The world of physics did not share his confidence that this was an attainable goal, and passed over his work in silence. The world of physics was probably right. The equations that he was studying were just too simple to represent all the phenomena that had been discovered since he began his quest. Experiments with elementary particles were finding several other fields of force that would have to be geometrised in the same way. There were quantum effects that he was ignoring. He was proving himself the last of the classical physicists, rather than the first, and foremost, of the 20th-century breed. Nevertheless, in his cheerful persistence he provides a model for any scientist.

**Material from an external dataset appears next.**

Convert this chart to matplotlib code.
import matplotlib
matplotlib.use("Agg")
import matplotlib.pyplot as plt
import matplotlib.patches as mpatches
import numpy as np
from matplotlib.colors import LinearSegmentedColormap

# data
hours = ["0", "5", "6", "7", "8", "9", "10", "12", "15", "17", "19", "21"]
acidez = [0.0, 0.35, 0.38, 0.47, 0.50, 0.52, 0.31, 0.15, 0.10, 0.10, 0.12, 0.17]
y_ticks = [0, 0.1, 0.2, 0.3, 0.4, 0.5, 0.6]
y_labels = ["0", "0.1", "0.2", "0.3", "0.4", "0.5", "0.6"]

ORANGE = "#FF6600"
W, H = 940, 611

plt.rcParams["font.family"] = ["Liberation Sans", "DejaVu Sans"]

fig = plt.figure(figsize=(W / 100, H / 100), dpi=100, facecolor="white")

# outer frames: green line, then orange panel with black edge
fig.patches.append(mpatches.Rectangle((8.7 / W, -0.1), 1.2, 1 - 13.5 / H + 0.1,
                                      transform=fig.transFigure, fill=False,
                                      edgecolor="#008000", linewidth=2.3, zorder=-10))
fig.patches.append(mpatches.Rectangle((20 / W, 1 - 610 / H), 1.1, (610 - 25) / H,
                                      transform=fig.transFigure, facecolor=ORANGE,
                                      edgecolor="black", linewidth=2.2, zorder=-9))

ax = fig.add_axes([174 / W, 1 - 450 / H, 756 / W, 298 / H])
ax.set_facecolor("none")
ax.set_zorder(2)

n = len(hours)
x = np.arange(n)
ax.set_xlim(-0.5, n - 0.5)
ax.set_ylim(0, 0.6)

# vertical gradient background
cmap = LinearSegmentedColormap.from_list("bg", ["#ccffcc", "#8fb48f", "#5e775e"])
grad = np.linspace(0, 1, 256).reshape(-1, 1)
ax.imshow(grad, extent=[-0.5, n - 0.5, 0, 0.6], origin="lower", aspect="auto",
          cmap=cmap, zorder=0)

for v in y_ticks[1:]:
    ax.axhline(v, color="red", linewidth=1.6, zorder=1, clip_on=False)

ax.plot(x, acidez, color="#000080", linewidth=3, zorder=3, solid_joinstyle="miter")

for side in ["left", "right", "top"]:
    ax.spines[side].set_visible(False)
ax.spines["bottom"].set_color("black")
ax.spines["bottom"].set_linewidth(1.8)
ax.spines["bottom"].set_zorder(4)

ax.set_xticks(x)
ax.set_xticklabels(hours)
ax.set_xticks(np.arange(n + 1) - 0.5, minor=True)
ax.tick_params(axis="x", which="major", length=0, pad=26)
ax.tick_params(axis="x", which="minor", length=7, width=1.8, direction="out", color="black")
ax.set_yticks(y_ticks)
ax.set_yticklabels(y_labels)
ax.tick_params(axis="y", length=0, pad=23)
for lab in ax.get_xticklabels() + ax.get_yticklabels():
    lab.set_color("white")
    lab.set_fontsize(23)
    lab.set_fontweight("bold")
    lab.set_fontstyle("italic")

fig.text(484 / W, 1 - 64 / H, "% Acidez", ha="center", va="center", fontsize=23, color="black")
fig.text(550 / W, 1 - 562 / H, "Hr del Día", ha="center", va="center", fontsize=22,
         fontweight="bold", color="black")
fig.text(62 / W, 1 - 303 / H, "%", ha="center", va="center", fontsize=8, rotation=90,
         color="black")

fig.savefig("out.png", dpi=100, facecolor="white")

It is unjust to say that he was already so famous that his final failure cost him little. The message is, rather, that the scientific hero embarks upon whatever research enterprise he believes to be worthy of his steel, regardless of the risks of defeat.

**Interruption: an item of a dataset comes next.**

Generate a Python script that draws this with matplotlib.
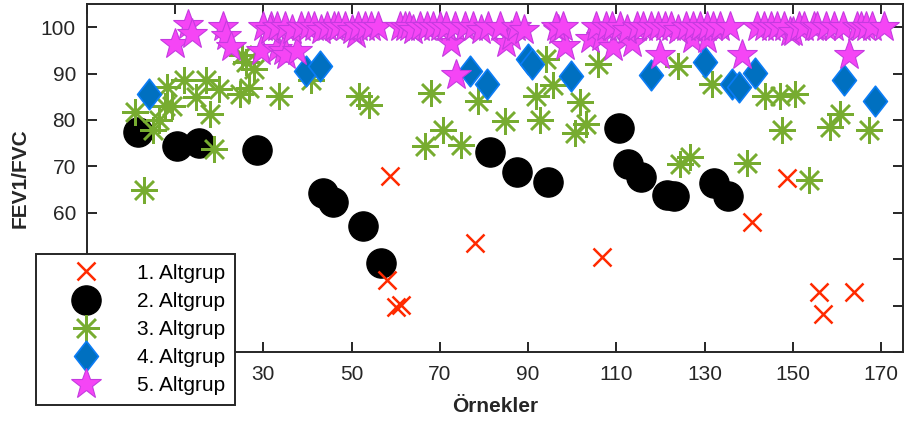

These are some of the faces that Albert Einstein presents to us now. But for his contemporaries he must also have played a more immediate role – the fellow-citizen of the republic of learning. Consider the third of those marvellous 1905 papers, the one on the Brownian motion. It takes a little knowledge of the earlier history of physics to appreciate its importance. For a hundred years the question was: were atoms and molecules real? There was strong circumstantial evidence for them from chemistry, but could one actually detect them as distinct particles? How big are they anyway? If you look down a microscope, you certainly cannot observe atoms directly, but you can see some signs of the granularity of matter. Watch a tiny speck, such as a pollen grain, floating in a liquid: it seems to move irregularly, as if under the impact of tiny hammer blows in random directions. Is it being knocked hither and thither by the molecules of the liquid, in their eternal, restless motion? Not precisely: each molecule is much too small to move the grain perceptibly on its own. But Einstein calculated the statistical fluctuations in the forces produced by the impacts of myriads of molecules, and linked the suspected properties of the sub-microscopic world to the observed phenomenon. That young man from the Patent Office had not only solved this famous problem: he had demonstrated an uncanny mastery of the tradition of statistical physics. Here was a new member to be welcomed into the guild, a brilliant craftsman in physical intuition and mathematical analysis. The outstanding virtue of Professor Pais’s book is that it places Albert Einstein in the milieu that he himself had chosen for his life work, and judges him by the most demanding standards of that most rigorous profession, as the greatest of them all, since Newton.